Massachusetts AFL-CIO Testimony Before Joint Standing Committee on Revenue Regarding Income Tax

 

Wednesday March 12, 2008

 

Written Testimony of Robert J. Haynes, President, Massachusetts AFL-CIO to the Joint Standing Committee on Revenue

RE: Oppose Repealing the State Personal Income Tax

As we enter both a looming economic downturn and an upswing in political intensity in a presidential election year, there is a risk of our civic discourse escalating to higher and higher levels of hyperbole. However, it is also a time in which the plain truth can resemble hyperbole. In the midst of all this heated and important public debate I know this much to be true and in no way, shape, or form an exaggeration: The question to repeal the state personal income tax that will appear on voters' ballots this November 4, 2008 is insane. As voters in our Commonwealth turn out to elect our next president, they will also be faced with the absurd question of doing away with our state personal income tax. On behalf of the 400,000 working families of the Massachusetts AFL-CIO I urge this Committee and all elected leaders to publicly disavow the attempt to repeal the state personal income tax. Please join me in telling the plain truth about this ballot question: It is certifiably, categorically, ridiculously insane.

 

I can understand the frustration amongst some in the public that lends itself to susceptibility to the anti-tax, anti-government arguments. The anti-tax, anti-government fervor is the product of a forty year campaign by people whose simple message of "taxes are bad" and "government is worse" is an easy sell. When former Governor Cellucci and anti-tax zealot Barbara Anderson misled the public in 2000 that they could cut the income tax from 5.93-percent to 5.0-percent without a deterioration of public services it served as the ultimate example of how easy it is to promise something for nothing. However, the seven-plus ensuing years have demonstrated time and time again that in government, as in all things, you get what you pay for.

 

Our roads and bridges are in disrepair and in many cases unsafe, and cost us untold amounts of personal money in repairs to our bruised and abused cars. Our schools are crumbling, overcrowded, understaffed, and woefully undersupplied. Our police, fire and public safety personnel are overburdened, under-supported, and as understaffed as our schools. We face a $1.3 Billion budget deficit just to maintain a level of services that is inferior to what we deserve and what we received when we had a 5.93-percent personal income tax rate.

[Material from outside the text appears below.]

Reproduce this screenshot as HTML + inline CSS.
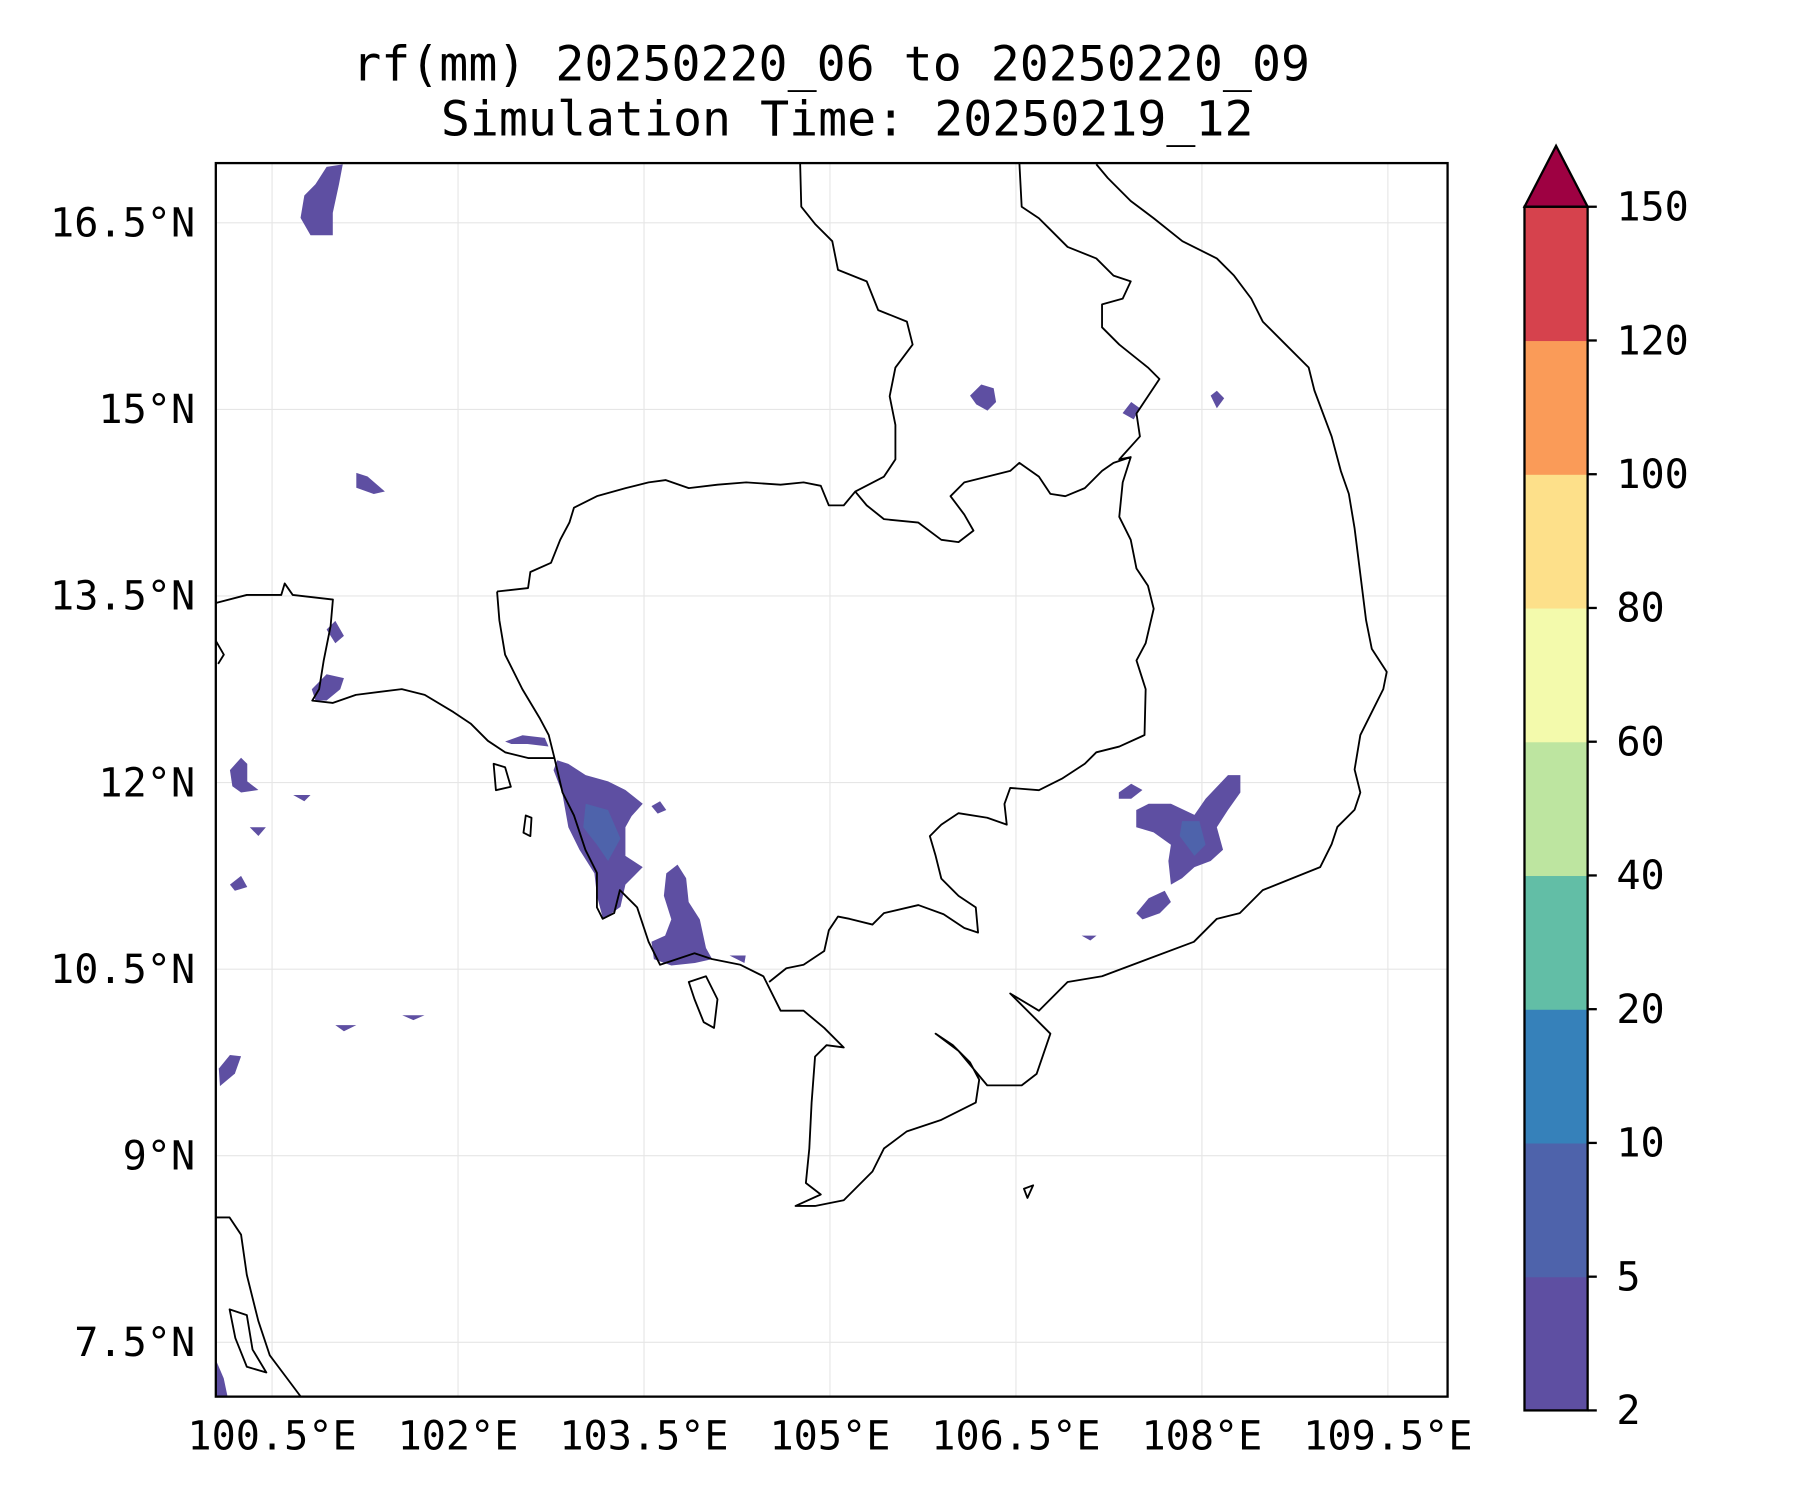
<!DOCTYPE html>
<html><head><meta charset="utf-8"><style>html,body{margin:0;padding:0;background:#fff}svg{display:block}</style></head>
<body>
<svg id="chart" xmlns="http://www.w3.org/2000/svg" width="1800" height="1500" viewBox="0 0 1568 1306" preserveAspectRatio="none" font-family="'DejaVu Sans Mono','Liberation Mono',monospace">
<rect width="1568" height="1306" fill="#fff"/>
<g font-size="42" text-anchor="middle" fill="#000">
<text x="724" y="70">rf(mm) 20250220_06 to 20250220_09</text>
<text x="738" y="118">Simulation Time: 20250219_12</text>
</g>
<defs><clipPath id="mapclip"><rect x="188" y="142" width="1073" height="1074"/></clipPath></defs>
<g id="grid"></g>
<g id="blobs" clip-path="url(#mapclip)"></g>
<g clip-path="url(#mapclip)" fill="none" stroke="#000" stroke-width="1.6" stroke-linejoin="round">
<path d="M433,515 L460,512 462,498 480,490 488,470 496,455 500,442 520,432 545,425 565,420 580,418 600,425 625,422 650,420 680,422 700,420 715,423 722,440 735,440 745,428 755,440 770,452 800,455 820,470 835,472 848,462 840,448 828,432 840,420 860,415 880,410 888,403 905,415 915,430 928,432 945,425 960,410 970,403 985,398 978,420 975,450 985,470 990,495 1000,510 1005,530 998,560 990,575 998,600 997,640 975,650 955,655 945,665 925,678 905,688 880,686 875,700 877,718 860,712 835,708 820,718 810,728 815,745 820,765 835,780 850,790 852,812 840,808 822,796 800,788 770,795 760,805 740,800 730,798 722,810 718,828 700,840 685,843 670,855"/>
<path d="M433,515 L435,540 440,570 455,600 470,625 478,640 483,660"/>
<path d="M483,660 L490,690 500,710 510,740 520,760 520,790 525,800 535,795 540,775 555,790 565,820 575,840 590,835 605,830 620,835 645,840 665,850 680,880 700,880 718,895 735,912 720,910 710,920 707,960 705,1000 702,1030 715,1040 693,1050 710,1050 735,1045 760,1020 770,1000 790,985 820,975 850,960 853,940 845,925 830,910 815,900 835,915 860,945 890,945 903,935 915,900 880,865 905,880 915,870 930,855 960,850 1000,835 1040,820 1060,800 1080,795 1100,775 1125,765 1150,755 1160,735 1165,720 1180,705 1185,690 1180,670 1185,640 1195,620 1205,600 1208,585 1195,565 1190,540 1185,500 1180,460 1175,430 1168,410 1160,380 1145,340 1140,320 1120,300 1100,280 1090,260 1075,240 1060,225 1030,210 1005,190 985,175 965,155 955,143"/>
<path d="M188,525 L215,518 245,518 248,508 255,518 290,522 288,545 282,575 278,600 272,610 290,612 310,605 350,600 370,605 395,620 410,630 425,645 440,655 460,660 483,660"/>
<path d="M697,142 L698,180 710,195 725,210 730,235 755,245 765,270 790,280 795,300 780,320 775,345 780,370 780,400 770,415 745,428"/>
<path d="M888,142 L890,180 905,190 915,200 930,215 955,225 970,240 985,245 978,260 960,265 960,285 975,300 1000,320 1010,330 1000,345 990,360 993,380 975,400 985,398"/>
<path d="M188,1060 L200,1060 210,1075 215,1110 225,1150 235,1180 250,1200 262,1216"/>
<path d="M600,855 L615,850 625,870 622,895 613,890 605,870Z M430,665 L440,668 445,685 432,688Z M458,710 L463,712 462,728 456,725Z M200,1140 L215,1145 220,1175 232,1195 215,1190 205,1165Z M188,558 L195,570 190,578 M892,1035 L900,1032 895,1043Z"/>
</g>
<rect x="188" y="142" width="1073" height="1074" fill="none" stroke="#000" stroke-width="2"/>
<g id="axes" font-size="35" fill="#000"></g>
<g id="cbar"></g>
</svg>
<script>
var lonTicks=[100.5,102,103.5,105,106.5,108,109.5];
var latTicks=[16.5,15,13.5,12,10.5,9,7.5];
var lonLabels=["100.5°E","102°E","103.5°E","105°E","106.5°E","108°E","109.5°E"];
var latLabels=["16.5°N","15°N","13.5°N","12°N","10.5°N","9°N","7.5°N"];
var levels=[2,5,10,20,40,60,80,100,120,150];
var levelColors=["#5e4fa2","#4e63ab","#3681ba","#62bea6","#bde5a0","#f3faac","#fde08a","#fa9b58","#d6424d"];
var extendColor="#9e0142";
var blob1=[[100.85,16.81],[100.94,16.95],[101.07,16.97],[101.04,16.81],[100.99,16.58],[100.99,16.40],[100.81,16.40],[100.73,16.54],[100.76,16.72]];
var blob2=[[101.18,14.49],[101.27,14.46],[101.41,14.34],[101.32,14.32],[101.18,14.37]];
var blob3=[[106.13,15.11],[106.22,15.20],[106.32,15.17],[106.34,15.06],[106.27,14.99],[106.18,15.04]];
var blob4=[[107.36,14.97],[107.43,15.06],[107.50,15.01],[107.45,14.92]];
var blob5=[[108.07,15.11],[108.12,15.15],[108.18,15.09],[108.12,15.01]];
var blob6=[[100.82,12.75],[100.94,12.87],[101.08,12.84],[101.05,12.75],[100.94,12.66],[100.85,12.66]];
var blob7=[[100.94,13.23],[101.01,13.30],[101.08,13.18],[101.01,13.12]];
var blob8=[[102.80,12.18],[102.89,12.15],[103.03,12.06],[103.21,12.01],[103.35,11.94],[103.49,11.83],[103.40,11.73],[103.35,11.64],[103.35,11.41],[103.49,11.32],[103.35,11.18],[103.31,11.00],[103.17,10.90],[103.12,11.09],[103.10,11.27],[102.98,11.46],[102.89,11.64],[102.84,11.92],[102.77,12.10]];
var blob8inner=[[103.03,11.83],[103.21,11.78],[103.31,11.55],[103.21,11.37],[103.12,11.50],[103.01,11.64]];
var blob9=[[103.68,11.27],[103.77,11.34],[103.84,11.23],[103.86,11.04],[103.95,10.90],[104.00,10.67],[104.05,10.58],[103.91,10.55],[103.72,10.53],[103.58,10.58],[103.56,10.72],[103.67,10.77],[103.72,10.90],[103.66,11.09]];
var blob10=[[107.47,11.78],[107.57,11.83],[107.75,11.83],[107.94,11.74],[108.03,11.87],[108.21,12.06],[108.31,12.06],[108.31,11.92],[108.21,11.78],[108.12,11.64],[108.17,11.46],[108.07,11.37],[107.94,11.32],[107.84,11.23],[107.75,11.18],[107.73,11.37],[107.75,11.50],[107.61,11.60],[107.47,11.64]];
var blob10inner=[[107.84,11.69],[107.98,11.69],[108.03,11.50],[107.94,11.41],[107.82,11.57]];
var blob11=[[107.47,10.95],[107.57,11.07],[107.70,11.13],[107.75,11.04],[107.66,10.95],[107.52,10.90]];
var blob12=[[107.33,11.92],[107.43,11.99],[107.52,11.94],[107.43,11.87],[107.33,11.87]];
var blob13=[[102.38,12.33],[102.52,12.38],[102.70,12.36],[102.73,12.29],[102.56,12.31],[102.43,12.31]];
var blob14=[[100.16,12.10],[100.25,12.20],[100.30,12.15],[100.30,12.01],[100.39,11.94],[100.25,11.92],[100.18,11.97]];
var blob15=[[100.16,11.18],[100.25,11.25],[100.30,11.16],[100.20,11.13]];
var blob16=[[100.07,9.70],[100.16,9.81],[100.25,9.80],[100.20,9.66],[100.08,9.56]];
var blob17=[[100.05,7.35],[100.11,7.21],[100.14,7.07],[100.05,7.07]];
var blob18=[[100.67,11.90],[100.81,11.90],[100.76,11.85]];
var blob19=[[101.01,10.05],[101.18,10.05],[101.08,10.00]];
var blob20=[[101.55,10.13],[101.73,10.13],[101.64,10.09]];
var blob21=[[103.56,11.81],[103.63,11.85],[103.68,11.78],[103.61,11.75]];
var blob22=[[104.19,10.61],[104.32,10.61],[104.31,10.55]];
var blob23=[[107.03,10.77],[107.15,10.77],[107.10,10.73]];
var blob24=[[100.32,11.64],[100.45,11.64],[100.39,11.57]];
var blobs=[blob1,blob2,blob3,blob4,blob5,blob6,blob7,blob8,blob9,blob10,blob11,blob12,blob13,blob14,blob15,blob16,blob17,blob18,blob19,blob20,blob21,blob22,blob23,blob24];
var innerBlobs=[blob8inner,blob10inner];

var NS="http://www.w3.org/2000/svg";
function xLon(lon){return 237+(lon-100.5)*108;}
function yLat(lat){return 194+(16.5-lat)*108.3;}
var cbTop=180,cbBot=1228,cbL=1328,cbR=1383;
function yLev(i){return cbBot-(cbBot-cbTop)*i/(levels.length-1);}
function mk(tag,attrs,parent){var e=document.createElementNS(NS,tag);for(var k in attrs)e.setAttribute(k,attrs[k]);parent.appendChild(e);return e;}

var grid=document.getElementById('grid');
lonTicks.forEach(function(v){
  var l=mk('line',{x1:xLon(v),x2:xLon(v),y1:142,y2:1216,stroke:'#e6e6e6','stroke-width':1},grid);
  
  
});
latTicks.forEach(function(v){
  var l=mk('line',{x1:188,x2:1261,y1:yLat(v),y2:yLat(v),stroke:'#e6e6e6','stroke-width':1},grid);
  
  
});
var axes=document.getElementById('axes');
lonTicks.forEach(function(v,i){
  var t=mk('text',{x:xLon(v),y:1262,'text-anchor':'middle'},axes);
  t.textContent=lonLabels[i];
  
  
});
latTicks.forEach(function(v,i){
  var t=mk('text',{x:170,y:yLat(v)+12,'text-anchor':'end'},axes);
  t.textContent=latLabels[i];
  
  
});
function pts(arr){return arr.map(function(p){return xLon(p[0]).toFixed(1)+','+yLat(p[1]).toFixed(1);}).join(' ');}
var bg=document.getElementById('blobs');
blobs.forEach(function(b){
  var p=mk('polygon',{points:pts(b),fill:levelColors[0]},bg);
  
  
});
innerBlobs.forEach(function(b){
  var p=mk('polygon',{points:pts(b),fill:levelColors[1]},bg);
  
  
});
var cb=document.getElementById('cbar');
for(var i=0;i<levels.length-1;i++){
  var r=mk('rect',{x:cbL,y:yLev(i+1),width:cbR-cbL,height:yLev(i)-yLev(i+1)+0.5,fill:levelColors[i]},cb);
  
  
}
var tri=mk('polygon',{points:cbL+','+cbTop+' '+((cbL+cbR)/2)+',127 '+cbR+','+cbTop,fill:extendColor,stroke:'#000','stroke-width':2},cb);


var fr=mk('rect',{x:cbL,y:cbTop,width:cbR-cbL,height:cbBot-cbTop,fill:'none',stroke:'#000','stroke-width':2},cb);


levels.forEach(function(v,i){
  var tk=mk('line',{x1:cbR,x2:cbR+8,y1:yLev(i),y2:yLev(i),stroke:'#000','stroke-width':2},cb);
  
  
  var t=mk('text',{x:1408,y:yLev(i)+12,'font-size':35},cb);
  t.textContent=String(v);
  
  
});
</script>
</body></html>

At a time when people want more and expect more from our government we have an opportunity to reverse the "everyone for themselves" notion that anti-tax cheerleaders have made sexy these last few decades. Governor Patrick's landslide victory in 2006 was based largely on the notion that government is, in fact, not simply good, but is actually essential for everyone. Governor Patrick convinced the public that government consists of the things we choose to do together. The public agreed with him that we do not want to shovel our own sidewalks, plow our own roads, and put out our own fires. To paraphrase Governor Patrick, the people of Massachusetts embraced the notion that these truly are our broken roads and bridges, and our crowded, crumbling schools, and our challenged neighborhood and our broken neighbor. People are hungry for change because we are anxious about the state of our economic and civic present and future. We believe the government needs to be there for us on the things that we choose to do together, and that the government needs to do those things well that we ask of it.

 

To repeal the state personal income tax would severely damage our economic and social well-being here in Massachusetts. Businesses would be driven from our state, and even more citizens would flee. Our quality of life would suffer dramatically. We are already losing jobs and population in droves. Taking $11 Billion out of our state revenues, which would be the result of the wrong-headed proposal to get rid of the income tax, would decimate our already-challenged schools, our health care system, our roads and bridges, our public safety and other public services.

 

Local aid would be gutted if we take 40-percent of our state revenues off the table. We all know what happens when local aid declines: Property taxes soar. It is no coincidence that the cut in the personal income tax coincided with skyrocketing property taxes in our communities. Do we really want to force our property taxes to go even higher than they already are? Of course not.

 

It is time for this Committee, this legislature and the people of Massachusetts to come together to make the case that we truly are in this together. We must recommit to our partnership and take ownership over our own quality of life in this Commonwealth; we must do so by standing together against repealing the income tax. We cannot have a thriving economy or a strong society without combining our resources to do the important, indispensable things upon which all our families and businesses rely. We must maintain the current state personal income tax in order to strengthen our communities and avoid the regressive, overburdening taxes like high sales and even higher property taxes that we would be forced to adopt should the income tax be repealed.

 

Please join the Massachusetts AFL-CIO in opposing the repeal of the state personal income tax. Our families, our communities, our quality of life, and our future as a Commonwealth all depend on it. Thank you.